Human Rights Watch (HRW) said on Thursday that countries where Syrian refugees sought asylum needed reforms such as ending harsh policies on registration, deportation and education that violates fundamental rights.
According to a report released by the HRW, these refugees should not be sent back to their war-torn country, refugee registration requirements should be made less restrictive and access to education should be made easier for Syrian children.
"This conference needs to set a new agenda on Syrian refugees, making respecting their fundamental rights the top priority," HRW refugee program Director Bill Frelick said during a one-day donors conference in London.
"Host countries in which refugees make up as much as a quarter of the population need vastly more donor assistance, but that money won't help Syrians who are being pushed back or driven to destitution by harsh policies," Frelick added.
The nearly five-year Syrian civil war has killed more than 250,000 people, driven out more than 10 million from their homes, with 6 million Syrians displaced within the country and more than 4 million others having left for Jordan, Lebanon, Turkey and beyond.

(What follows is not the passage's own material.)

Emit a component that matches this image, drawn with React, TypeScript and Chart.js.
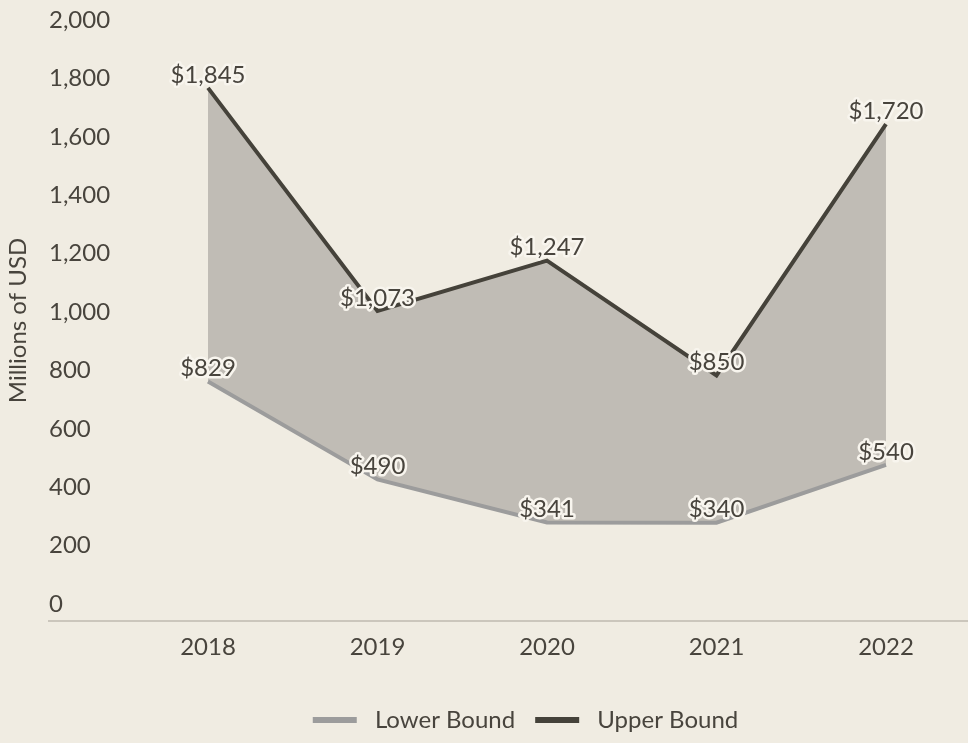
import React, { useEffect, useRef } from 'react';
import { Chart, registerables } from 'chart.js';

Chart.register(...registerables);

const categories = ['2018', '2019', '2020', '2021', '2022'];
const lowerBound = [829, 490, 341, 340, 540];
const upperBound = [1845, 1073, 1247, 850, 1720];
const yTickValues = [0, 200, 400, 600, 800, 1000, 1200, 1400, 1600, 1800, 2000];
const seriesNames = ['Lower Bound', 'Upper Bound'];

const BG = '#f0ece2';
const TEXT = '#48443d';
const LOWER_COLOR = '#9c9c9c';
const UPPER_COLOR = '#45423a';
const FILL_COLOR = '#c0bcb5';
const FONT_FAMILY = 'Lato, sans-serif';
const FONT_SIZE = 24;

const dataLabelPlugin = {
  id: 'dataLabels',
  afterDatasetsDraw(chart: any) {
    const ctx = chart.ctx;
    ctx.save();
    ctx.font = `${FONT_SIZE}px ${FONT_FAMILY}`;
    ctx.textAlign = 'center';
    ctx.textBaseline = 'middle';
    ctx.lineJoin = 'round';
    chart.data.datasets.forEach((ds: any, di: number) => {
      const meta = chart.getDatasetMeta(di);
      meta.data.forEach((pt: any, i: number) => {
        const v = ds.data[i].y;
        const text = '$' + v.toLocaleString('en-US');
        const x = pt.x;
        const y = pt.y - 13;
        ctx.strokeStyle = '#f8f5ee';
        ctx.lineWidth = 5;
        ctx.strokeText(text, x, y);
        ctx.fillStyle = TEXT;
        ctx.fillText(text, x, y);
      });
    });
    ctx.restore();
  },
};

const legendShiftPlugin = {
  id: 'legendShift',
  afterLayout(chart: any) {
    const lg = chart.legend;
    if (lg) {
      lg.left += 42;
      lg.right += 42;
    }
  },
};

export default function App() {
  const canvasRef = useRef<HTMLCanvasElement | null>(null);

  useEffect(() => {
    document.body.style.margin = '0';
    document.body.style.background = BG;
    const canvas = canvasRef.current;
    if (!canvas) return;
    const font = { family: FONT_FAMILY, size: FONT_SIZE };
    const chart = new Chart(canvas, {
      type: 'line',
      data: {
        datasets: [
          {
            label: seriesNames[0],
            data: lowerBound.map((v, i) => ({ x: i, y: v })),
            borderColor: LOWER_COLOR,
            backgroundColor: LOWER_COLOR,
            borderWidth: 4,
            pointRadius: 0,
            fill: false,
            tension: 0,
            xAxisID: 'x',
            yAxisID: 'yData',
          },
          {
            label: seriesNames[1],
            data: upperBound.map((v, i) => ({ x: i, y: v })),
            borderColor: UPPER_COLOR,
            backgroundColor: FILL_COLOR,
            borderWidth: 4,
            pointRadius: 0,
            fill: '-1',
            tension: 0,
            xAxisID: 'x',
            yAxisID: 'yData',
          },
        ],
      },
      options: {
        animation: false,
        responsive: true,
        maintainAspectRatio: false,
        layout: { padding: { top: 20, right: 1, left: 0, bottom: 1 } },
        scales: {
          x: {
            type: 'linear',
            min: -0.938,
            max: 4.478,
            afterBuildTicks: (s: any) => {
              s.ticks = categories.map((_, i) => ({ value: i }));
            },
            ticks: {
              callback: (v: any) => categories[Math.round(Number(v))] ?? '',
              font,
              color: TEXT,
              padding: 12,
              autoSkip: false,
              maxRotation: 0,
            },
            grid: { display: false, drawTicks: false },
            border: { display: true, color: '#cbc6bc', width: 2 },
            afterFit: (s: any) => {
              s.height = 67;
            },
          },
          y: {
            position: 'left',
            min: -58.3,
            max: 2000,
            afterBuildTicks: (s: any) => {
              s.ticks = yTickValues.map((v) => ({ value: v }));
            },
            ticks: {
              mirror: true,
              padding: 0,
              font,
              color: TEXT,
              callback: (v: any) => Number(v).toLocaleString('en-US'),
            },
            grid: { display: false, drawTicks: false },
            border: { display: false },
            title: {
              display: true,
              text: 'Millions of USD',
              font,
              color: TEXT,
              padding: { top: 4, bottom: 0 },
            },
            afterFit: (s: any) => {
              s.width = 49;
            },
          },
          yData: {
            position: 'left',
            display: false,
            min: 0,
            max: 2080,
          },
        },
        plugins: {
          filler: { drawTime: 'beforeDatasetsDraw' },
          tooltip: { enabled: false },
          legend: {
            position: 'bottom',
            labels: {
              boxWidth: 44,
              boxHeight: 6,
              padding: 20,
              font,
              color: TEXT,
              generateLabels: (c: any) =>
                c.data.datasets.map((ds: any, i: number) => ({
                  text: ' ' + ds.label,
                  fillStyle: ds.borderColor,
                  strokeStyle: ds.borderColor,
                  lineWidth: 0,
                  hidden: false,
                  datasetIndex: i,
                  fontColor: TEXT,
                })),
            },
          },
        },
      },
      plugins: [dataLabelPlugin, legendShiftPlugin],
    } as any);
    return () => chart.destroy();
  }, []);

  return (
    <div style={{ width: 968, height: 743, position: 'relative', background: BG }}>
      <canvas ref={canvasRef} />
    </div>
  );
}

"Jordan, Lebanon and Turkey have all restricted entry to refugees from Syria in 2015 and pushed back asylum seekers or forcibly returned refugees in violation of their international obligations," HRW said.
In recent months, large numbers of Syrians were stranded at the Jordanian border in difficult conditions due to slow registration and screening systems.
According to a report by the Malala Fund founded by Pakistani education campaigner and Nobel Prize winner Malala Yousafzai, some 700,000 Syrian children in refugee camps in Jordan, Lebanon and other Middle Eastern countries are out of school.
HRW called on donors, including the United States, European Union and Gulf states, to share the burden for hosting Syrian refugees with Turkey, Jordan and Lebanon.
The United Nations agencies are appealing for close to $8 billion this year to tackle with the humanitarian disaster caused by the Syrian civil war.
Germany has already pledged $2.3 billion by 2018, Britain $1.75 billion by 2020 and Norway $1.17 billion by 2020.
Geneva talks, the first UN-mediated proximity talks in two years on ending Syria’s five-year-old civil war, were suspended on Wednesday after just a few days amid acrimony between representatives of the Syrian regime and the opposition.
The talks are set to resume on Feb. 25.